The Una Corda, aka Soft Pedal, on the left is used in soft passages of music where pianissimo is required. When this pedal is pressed on a Grand Piano, the action shifts very slightly so the hammer for each note is only in line with one string (Una Corda) instead of the 2 or 3 strings found in middle and upper register notes. This effect is very subtle, but reduces the maximum noise available to each note, giving the pianist greater control of the instrument. As there are no strings in digital pianos, Kawai Digital Pianos replicate this subtle change within the sample when the Una Corda is depressed.
Good pedal technique is essential for an effective performance, but they can often be over-used. Ask your piano teacher about how to best make use of the pedals in your performances.

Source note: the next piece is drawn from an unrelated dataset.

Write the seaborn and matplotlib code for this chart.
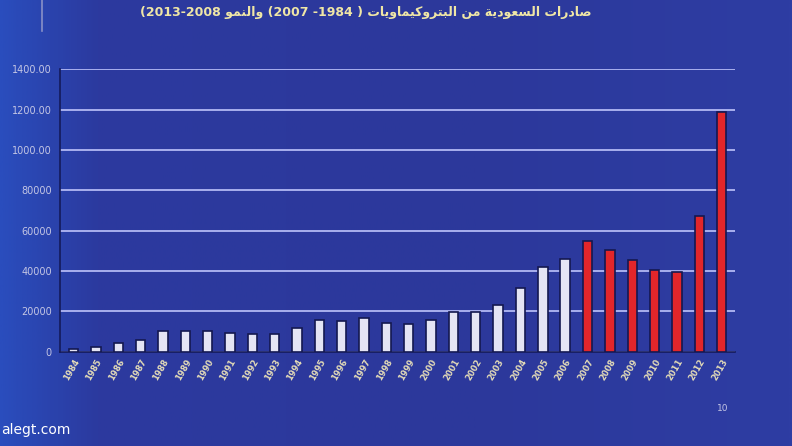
import numpy as np
import pandas as pd
import seaborn as sns
import matplotlib.pyplot as plt
from matplotlib.colors import LinearSegmentedColormap

# data
years = [str(y) for y in range(1984, 2014)]
exports = [1500, 2500, 4500, 6000, 10200, 10200, 10200, 9300, 8800, 8800,
           12000, 15800, 15300, 16800, 14300, 13800, 15800, 19800, 19800, 23200,
           31600, 42000, 46000, 54800, 50400, 45400, 40500, 39500, 67200, 118600]
period = ['1984-2006'] * 23 + ['2007-2013'] * 7
ytick_vals = [0, 20000, 40000, 60000, 80000, 100000, 120000, 140000]
ytick_labels = ['0', '20000', '40000', '60000', '80000', '1000.00', '1200.00', '1400.00']

df = pd.DataFrame({'year': years, 'exports': exports, 'period': period})

# simple arabic shaping (matplotlib has no bidi / joining)
FORMS = {
    'ا': ('\ufe8d', '\ufe8e', None, None),
    'ب': ('\ufe8f', '\ufe90', '\ufe91', '\ufe92'),
    'ة': ('\ufe93', '\ufe94', None, None),
    'ت': ('\ufe95', '\ufe96', '\ufe97', '\ufe98'),
    'د': ('\ufea9', '\ufeaa', None, None),
    'ر': ('\ufead', '\ufeae', None, None),
    'س': ('\ufeb1', '\ufeb2', '\ufeb3', '\ufeb4'),
    'ص': ('\ufeb9', '\ufeba', '\ufebb', '\ufebc'),
    'ع': ('\ufec9', '\ufeca', '\ufecb', '\ufecc'),
    'ك': ('\ufed9', '\ufeda', '\ufedb', '\ufedc'),
    'ل': ('\ufedd', '\ufede', '\ufedf', '\ufee0'),
    'م': ('\ufee1', '\ufee2', '\ufee3', '\ufee4'),
    'ن': ('\ufee5', '\ufee6', '\ufee7', '\ufee8'),
    'و': ('\ufeed', '\ufeee', None, None),
    'ي': ('\ufef1', '\ufef2', '\ufef3', '\ufef4'),
}


def shape(word):
    out = []
    for i, ch in enumerate(word):
        iso, fin, ini, med = FORMS[ch]
        prev_joins = i > 0 and FORMS[word[i - 1]][2] is not None
        next_joins = i < len(word) - 1 and ini is not None
        if prev_joins and next_joins:
            out.append(med)
        elif prev_joins:
            out.append(fin)
        elif next_joins:
            out.append(ini)
        else:
            out.append(iso)
    return ''.join(reversed(out))


title = ' '.join(['(2013-2008', shape('والنمو'), '(2007 -1984 )',
                  shape('البتروكيماويات'), shape('من'), shape('السعودية'), shape('صادرات')])

fig = plt.figure(figsize=(7.92, 4.46), dpi=100)

# background gradient
bg = fig.add_axes([0, 0, 1, 1])
bg_cmap = LinearSegmentedColormap.from_list('bg', [(0, '#2a4dbd'), (0.05, '#2a45b0'),
                                                   (0.12, '#2c3a9f'), (0.6, '#2c389b'),
                                                   (1, '#2e3da3')])
bg.imshow(np.linspace(0, 1, 400)[None, :], aspect='auto', cmap=bg_cmap, extent=[0, 1, 0, 1])
bg.axis('off')
bg.plot([0.053, 0.053], [0.93, 1.0], color='#8890c8', lw=1.2)

ax = fig.add_axes([0.076, 0.211, 0.852, 0.634])
ax.set_facecolor('none')
sns.barplot(data=df, x='year', y='exports', hue='period',
            palette={'1984-2006': '#e4e4f4', '2007-2013': '#e2262a'},
            saturation=1, dodge=False, width=0.42, edgecolor='#141850', linewidth=1.2,
            legend=False, ax=ax, zorder=3)

ax.set_ylim(0, 140000)
ax.set_xlim(-0.6, 29.6)
ax.set_yticks(ytick_vals)
ax.set_yticklabels(ytick_labels, color='#c4c6e4', fontsize=7)
ax.yaxis.grid(True, color='#a9b0ee', lw=1.4, zorder=0)
ax.set_axisbelow(True)
ax.tick_params(axis='y', length=0, pad=6)
ax.tick_params(axis='x', length=0, pad=4)
plt.setp(ax.get_xticklabels(), rotation=60, ha='right', rotation_mode='anchor',
         color='#e4dcb8', fontsize=6, fontweight='bold')
ax.set_xlabel('')
ax.set_ylabel('')
for s in ['top', 'right']:
    ax.spines[s].set_visible(False)
ax.spines['left'].set_color('#141a5a')
ax.spines['bottom'].set_color('#141a5a')
ax.spines['left'].set_linewidth(1.2)
ax.spines['bottom'].set_linewidth(1.2)

fig.text(0.462, 0.972, title, ha='center', va='center', fontsize=9,
         fontweight='bold', color='#efe6a6', family=['DejaVu Sans'])
fig.text(0.912, 0.085, '10', ha='center', va='center', fontsize=6.5, color='#c4c6e4')
fig.text(0.002, 0.02, 'alegt.com', ha='left', va='bottom', fontsize=10, color='white')

fig.savefig('out.png', dpi=100)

The difference between an acoustic piano and digital piano, with regard to natural percussive action sound, is that the acoustic piano has a natural balance when and how the key is played, between action noise and the piano notes resonating.
With a digital piano you are able to turn the piano down with the master volume control, however, if you turn the volume down too far, this will produce an imbalance between the volume of your piano and the natural percussive action sound and the action sound will be more prominent.
For the best result when playing your digital piano though the internal speakers, find the natural balance point with your volume control, this will also improve the control of your technique and musicality as you would have to do when playing an acoustic piano. When playing on headphones, the experience of the keyboard action sound has been captured within the piano sample and you will have total control of this, dependent on your settings in the virtual technician (VT). For more information on the (VT) refer to your owner’s manual for a full explanation.
As the upper register does not contain dampers, the strings are free to vibrate in sympathy of the frequency from other notes, adding more colour to the instrument’s tonal palate.